Muse

Brisbane's Best Gig Spots

City Guides12 March 2026·6 min read
Brisbane's Best Gig Spots

Where Brisbane's Live Music Lives

Fortitude Valley is the gravitational centre of Brisbane's live music scene. Seven operating venues sit within a ten-minute walk of the train station, protected by Australia's first Special Entertainment Precinct. But the city's gig circuit extends beyond the Valley into Woolloongabba, Newstead, and the CBD; and Brisbane's subtropical climate means outdoor stages programme year-round. Here is where to go, what to expect, and how to get home afterwards.

The Venues

The Tivoli

52 Costin Street, Fortitude Valley. Capacity: ~1,500 standing / 700 seated.

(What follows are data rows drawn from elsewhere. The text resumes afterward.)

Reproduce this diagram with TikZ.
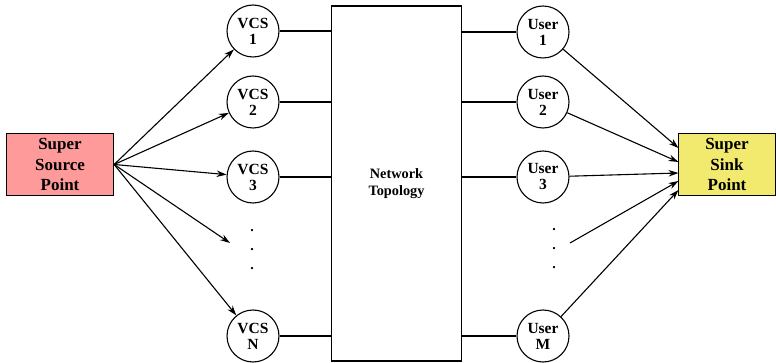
\documentclass[tikz,border=0pt]{standalone}
\usepackage{fontspec}
\setmainfont{Liberation Serif}
\usetikzlibrary{arrows.meta}
\definecolor{srcpink}{HTML}{FF9A9A}
\definecolor{sinkyellow}{HTML}{F2EA6E}
\begin{document}
\begin{tikzpicture}[x=1pt,y=-1pt,
  every node/.style={font=\bfseries},
  endbox/.style={draw,line width=1.3pt,minimum width=107pt,minimum height=62pt,inner sep=0pt,align=center,font=\fontsize{17}{20.5}\selectfont\bfseries},
  circ/.style={draw,circle,line width=1.1pt,minimum size=52pt,inner sep=0pt,align=center,font=\fontsize{15.5}{16}\selectfont\bfseries},
  link/.style={line width=1.1pt},
  arr/.style={line width=1.1pt,-{Stealth[length=10pt,width=6.5pt]}},
  dotstyle/.style={font=\fontsize{14}{19}\selectfont\bfseries,align=center,inner sep=0pt}
]
\useasboundingbox (0,0) rectangle (776,363);
% end boxes
\node[endbox,fill=srcpink] (src) at (60,164.5) {Super\\Source\\Point};
\node[endbox,fill=sinkyellow,minimum width=97pt] (snk) at (727,164.5) {Super\\Sink\\Point};
% network
\node[draw,line width=1.1pt,minimum width=130pt,minimum height=355pt,inner sep=0pt,align=center,font=\fontsize{14.3}{17.5}\selectfont\bfseries] (net) at (396.5,183.5) {Network\\Topology};
% VCS circles
\node[circ] (v1) at (253,31) {VCS\\1};
\node[circ] (v2) at (253,102) {VCS\\2};
\node[circ] (v3) at (253,177) {VCS\\3};
\node[circ] (vn) at (253,336) {VCS\\N};
\node[dotstyle] (vd) at (252,250) {.\\.\\.};
% User circles
\node[circ] (u1) at (543,32) {User\\1};
\node[circ] (u2) at (543,102) {User\\2};
\node[circ] (u3) at (543,177) {User\\3};
\node[circ] (um) at (543,336) {User\\M};
\node[dotstyle] (ud) at (554,249) {.\\.\\.};
% links to network
\draw[link] (v1.east) -- (v1.east -| net.west);
\draw[link] (v2.east) -- (v2.east -| net.west);
\draw[link] (v3.east) -- (v3.east -| net.west);
\draw[link] (vn.east) -- (vn.east -| net.west);
\draw[link] (u1.west) -- (u1.west -| net.east);
\draw[link] (u2.west) -- (u2.west -| net.east);
\draw[link] (u3.west) -- (u3.west -| net.east);
\draw[link] (um.west) -- (um.west -| net.east);
% source arrows
\coordinate (vdin) at (230,243);
\draw[arr] (src.east) -- (v1);
\draw[arr] (src.east) -- (v2);
\draw[arr] (src.east) -- (v3);
\draw[arr] (src.east) -- (vdin);
\draw[arr] (src.east) -- (vn);
% sink arrows
\coordinate (udout) at (570,243);
\coordinate (s1) at (678.5,148);
\coordinate (s2) at (678.5,162);
\coordinate (s3) at (678.5,173);
\coordinate (s4) at (678.5,181);
\coordinate (s5) at (678.5,190);
\draw[arr] (u1) -- (s1);
\draw[arr] (u2) -- (s2);
\draw[arr] (u3) -- (s3);
\draw[arr] (udout) -- (s4);
\draw[arr] (um) -- (s5);
\end{tikzpicture}
\end{document}
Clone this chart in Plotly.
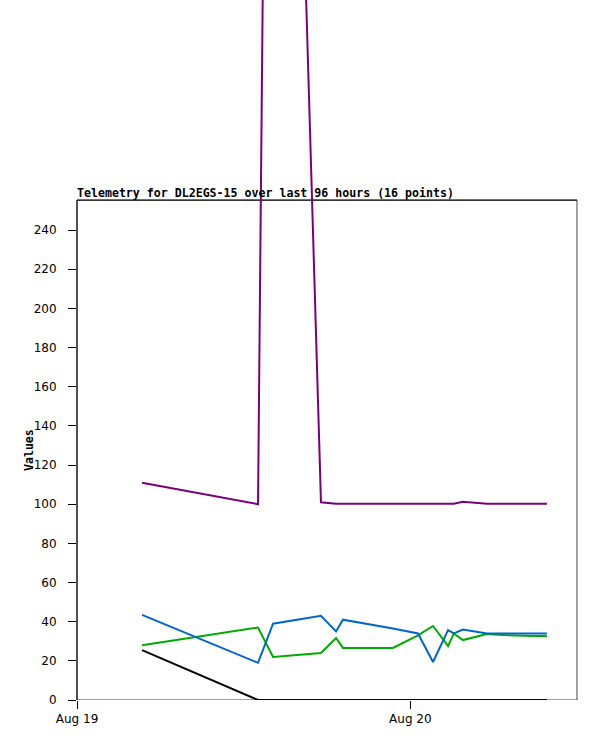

The Tiv is Brisbane's heritage heart. The building dates to 1927, originally a bakery before Ann Garms OAM transformed it into a theatre in 1989, modelling the interior on the Paradis Latin in Paris. It is locally heritage-listed by Brisbane City Council. Bob Dylan, Nick Cave, PJ Harvey, Sigur Rós, and Powderfinger have all played this room. The 2026 calendar runs from Faithless and Sepultura to Brian Jonestown Massacre and Biffy Clyro.

Brothers Steve and Dave Sleswick purchased the venue in 2016 after it was earmarked for demolition, saving a building that had been part of Brisbane's music identity for nearly three decades. They run it independently alongside the Princess Theatre in Woolloongabba.

The programming is deliberately broad: rock, indie, metal, electronic, hip-hop, folk, comedy. If it tours Australia, it probably plays The Tivoli.

Tip: The venue is strictly 18+. Street parking on Costin Street is metered until 6pm on weekdays and limited at the best of times. Fortitude Valley station is a five-minute walk. Box office collection only opens when doors open on show night.

Fortitude Music Hall

312 Brunswick Street, Fortitude Valley. Capacity: ~3,000 standing / 1,100 seated.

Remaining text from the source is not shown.